§ **Work to complete**
Leave out the pictures and repeat exactly the lines between the one containing "Write the matplotlib code for this chart." and the one containing "fc='white', ec='#f3f4f6', lw=0.5))", inclusive.

** Start Input records **

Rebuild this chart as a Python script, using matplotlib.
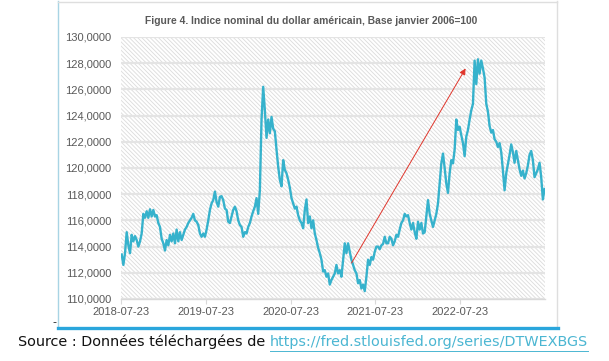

** End Input records **
** Start Input records **

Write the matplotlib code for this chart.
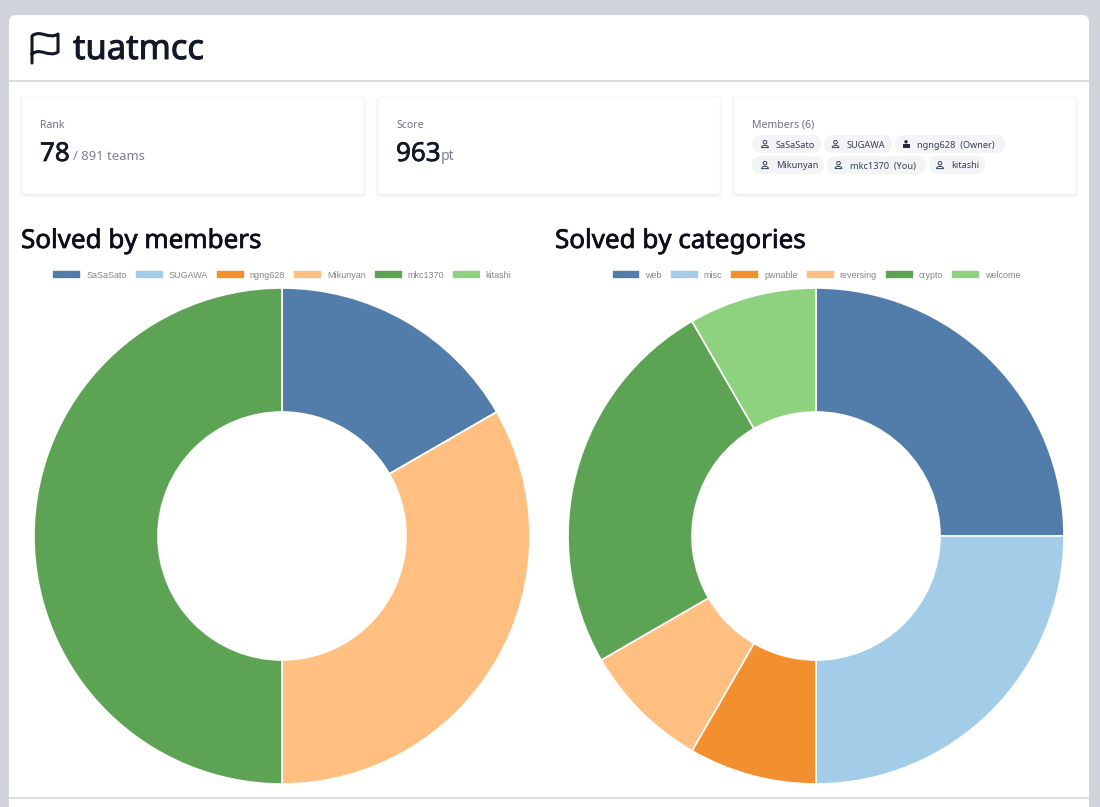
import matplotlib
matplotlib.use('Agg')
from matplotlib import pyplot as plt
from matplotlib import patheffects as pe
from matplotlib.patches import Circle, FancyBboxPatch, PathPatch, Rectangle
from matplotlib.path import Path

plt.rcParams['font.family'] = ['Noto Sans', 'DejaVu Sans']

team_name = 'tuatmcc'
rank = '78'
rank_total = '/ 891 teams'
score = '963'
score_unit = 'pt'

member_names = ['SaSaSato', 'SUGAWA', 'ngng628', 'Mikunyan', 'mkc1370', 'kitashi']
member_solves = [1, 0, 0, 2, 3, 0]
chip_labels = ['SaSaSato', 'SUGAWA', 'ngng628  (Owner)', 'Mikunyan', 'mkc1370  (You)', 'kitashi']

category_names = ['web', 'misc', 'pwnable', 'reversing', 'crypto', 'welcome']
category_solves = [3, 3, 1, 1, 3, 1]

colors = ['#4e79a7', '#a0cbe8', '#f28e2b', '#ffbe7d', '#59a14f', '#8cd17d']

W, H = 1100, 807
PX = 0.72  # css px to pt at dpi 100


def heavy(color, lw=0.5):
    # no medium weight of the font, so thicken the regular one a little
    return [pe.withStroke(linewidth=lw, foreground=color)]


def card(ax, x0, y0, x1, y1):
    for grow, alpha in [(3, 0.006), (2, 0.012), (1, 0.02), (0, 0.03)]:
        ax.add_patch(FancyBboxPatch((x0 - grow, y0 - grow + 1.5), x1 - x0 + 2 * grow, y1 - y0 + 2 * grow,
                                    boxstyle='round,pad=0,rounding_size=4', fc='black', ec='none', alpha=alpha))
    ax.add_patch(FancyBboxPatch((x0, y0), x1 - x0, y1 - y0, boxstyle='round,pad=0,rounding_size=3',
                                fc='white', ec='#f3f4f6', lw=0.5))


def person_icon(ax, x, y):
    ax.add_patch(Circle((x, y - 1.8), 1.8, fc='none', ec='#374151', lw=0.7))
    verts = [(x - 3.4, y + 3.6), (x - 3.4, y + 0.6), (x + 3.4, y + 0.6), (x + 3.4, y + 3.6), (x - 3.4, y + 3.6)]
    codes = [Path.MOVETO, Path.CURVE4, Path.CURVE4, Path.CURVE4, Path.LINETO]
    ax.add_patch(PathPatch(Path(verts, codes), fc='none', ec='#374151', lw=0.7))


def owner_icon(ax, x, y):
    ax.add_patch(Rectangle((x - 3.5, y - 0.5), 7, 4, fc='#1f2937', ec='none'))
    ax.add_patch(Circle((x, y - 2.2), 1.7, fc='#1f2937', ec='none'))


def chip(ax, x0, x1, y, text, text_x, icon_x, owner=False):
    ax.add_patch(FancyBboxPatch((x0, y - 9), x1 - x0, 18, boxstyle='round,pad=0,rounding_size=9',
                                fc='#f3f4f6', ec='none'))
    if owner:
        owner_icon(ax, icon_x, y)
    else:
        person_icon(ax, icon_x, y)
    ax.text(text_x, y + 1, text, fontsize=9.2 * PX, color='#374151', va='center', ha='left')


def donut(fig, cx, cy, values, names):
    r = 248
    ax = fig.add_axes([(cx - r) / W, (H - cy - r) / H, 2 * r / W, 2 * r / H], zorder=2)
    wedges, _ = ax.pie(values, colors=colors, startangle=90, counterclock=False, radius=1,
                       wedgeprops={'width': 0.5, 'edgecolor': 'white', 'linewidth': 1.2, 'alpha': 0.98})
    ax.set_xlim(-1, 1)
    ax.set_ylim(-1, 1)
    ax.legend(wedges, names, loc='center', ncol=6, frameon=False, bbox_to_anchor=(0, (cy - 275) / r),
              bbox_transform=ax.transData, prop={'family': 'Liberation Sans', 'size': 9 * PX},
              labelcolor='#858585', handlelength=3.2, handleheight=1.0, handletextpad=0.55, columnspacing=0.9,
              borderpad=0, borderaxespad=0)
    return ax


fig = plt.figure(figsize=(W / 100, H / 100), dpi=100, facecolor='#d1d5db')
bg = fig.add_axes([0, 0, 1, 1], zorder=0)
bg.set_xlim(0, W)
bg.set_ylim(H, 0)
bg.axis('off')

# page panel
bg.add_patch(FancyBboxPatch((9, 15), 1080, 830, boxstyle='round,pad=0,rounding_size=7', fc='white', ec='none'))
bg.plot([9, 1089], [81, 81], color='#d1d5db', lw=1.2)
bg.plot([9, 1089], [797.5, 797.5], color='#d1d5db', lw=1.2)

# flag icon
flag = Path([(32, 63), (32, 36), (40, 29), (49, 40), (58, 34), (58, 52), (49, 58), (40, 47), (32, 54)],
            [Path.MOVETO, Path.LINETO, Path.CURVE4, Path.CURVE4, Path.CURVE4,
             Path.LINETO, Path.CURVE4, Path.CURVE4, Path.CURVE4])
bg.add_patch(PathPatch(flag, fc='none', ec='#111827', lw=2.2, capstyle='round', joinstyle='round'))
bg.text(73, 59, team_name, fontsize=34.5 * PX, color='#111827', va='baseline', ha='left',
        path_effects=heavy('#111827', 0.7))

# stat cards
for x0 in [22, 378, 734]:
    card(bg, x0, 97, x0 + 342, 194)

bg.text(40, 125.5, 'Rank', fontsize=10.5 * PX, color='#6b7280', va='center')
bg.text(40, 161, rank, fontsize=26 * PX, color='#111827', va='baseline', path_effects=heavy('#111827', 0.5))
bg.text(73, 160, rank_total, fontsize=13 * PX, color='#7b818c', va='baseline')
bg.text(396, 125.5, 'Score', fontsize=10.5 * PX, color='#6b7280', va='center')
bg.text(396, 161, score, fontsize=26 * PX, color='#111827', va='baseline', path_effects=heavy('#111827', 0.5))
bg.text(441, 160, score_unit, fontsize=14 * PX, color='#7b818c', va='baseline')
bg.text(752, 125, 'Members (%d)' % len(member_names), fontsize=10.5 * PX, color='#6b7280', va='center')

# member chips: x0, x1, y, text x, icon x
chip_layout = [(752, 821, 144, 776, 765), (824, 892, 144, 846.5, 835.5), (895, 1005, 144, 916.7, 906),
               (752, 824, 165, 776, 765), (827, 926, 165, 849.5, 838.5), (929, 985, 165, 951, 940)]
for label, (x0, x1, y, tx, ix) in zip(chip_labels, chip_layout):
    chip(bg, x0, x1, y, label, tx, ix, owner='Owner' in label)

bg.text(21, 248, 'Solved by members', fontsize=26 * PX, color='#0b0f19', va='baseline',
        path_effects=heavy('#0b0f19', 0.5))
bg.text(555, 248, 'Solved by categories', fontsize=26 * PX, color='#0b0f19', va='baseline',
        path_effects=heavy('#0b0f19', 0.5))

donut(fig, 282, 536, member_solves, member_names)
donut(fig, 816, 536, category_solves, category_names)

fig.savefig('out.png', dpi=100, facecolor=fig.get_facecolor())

** End Input records **
** Start Input records **

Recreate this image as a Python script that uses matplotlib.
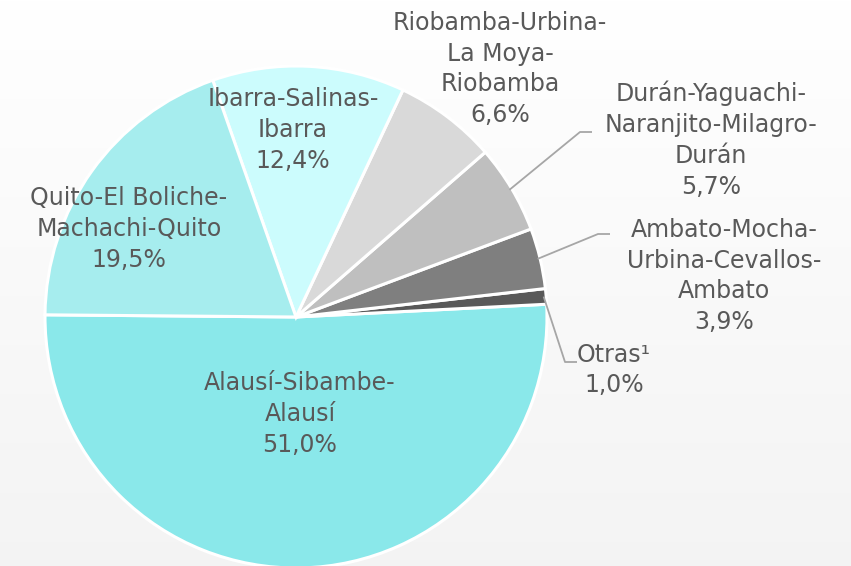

** End Input records **

§ **Written response**
Write the matplotlib code for this chart.
import matplotlib
matplotlib.use('Agg')
from matplotlib import pyplot as plt
from matplotlib import patheffects as pe
from matplotlib.patches import Circle, FancyBboxPatch, PathPatch, Rectangle
from matplotlib.path import Path

plt.rcParams['font.family'] = ['Noto Sans', 'DejaVu Sans']

team_name = 'tuatmcc'
rank = '78'
rank_total = '/ 891 teams'
score = '963'
score_unit = 'pt'

member_names = ['SaSaSato', 'SUGAWA', 'ngng628', 'Mikunyan', 'mkc1370', 'kitashi']
member_solves = [1, 0, 0, 2, 3, 0]
chip_labels = ['SaSaSato', 'SUGAWA', 'ngng628  (Owner)', 'Mikunyan', 'mkc1370  (You)', 'kitashi']

category_names = ['web', 'misc', 'pwnable', 'reversing', 'crypto', 'welcome']
category_solves = [3, 3, 1, 1, 3, 1]

colors = ['#4e79a7', '#a0cbe8', '#f28e2b', '#ffbe7d', '#59a14f', '#8cd17d']

W, H = 1100, 807
PX = 0.72  # css px to pt at dpi 100


def heavy(color, lw=0.5):
    # no medium weight of the font, so thicken the regular one a little
    return [pe.withStroke(linewidth=lw, foreground=color)]


def card(ax, x0, y0, x1, y1):
    for grow, alpha in [(3, 0.006), (2, 0.012), (1, 0.02), (0, 0.03)]:
        ax.add_patch(FancyBboxPatch((x0 - grow, y0 - grow + 1.5), x1 - x0 + 2 * grow, y1 - y0 + 2 * grow,
                                    boxstyle='round,pad=0,rounding_size=4', fc='black', ec='none', alpha=alpha))
    ax.add_patch(FancyBboxPatch((x0, y0), x1 - x0, y1 - y0, boxstyle='round,pad=0,rounding_size=3',
                                fc='white', ec='#f3f4f6', lw=0.5))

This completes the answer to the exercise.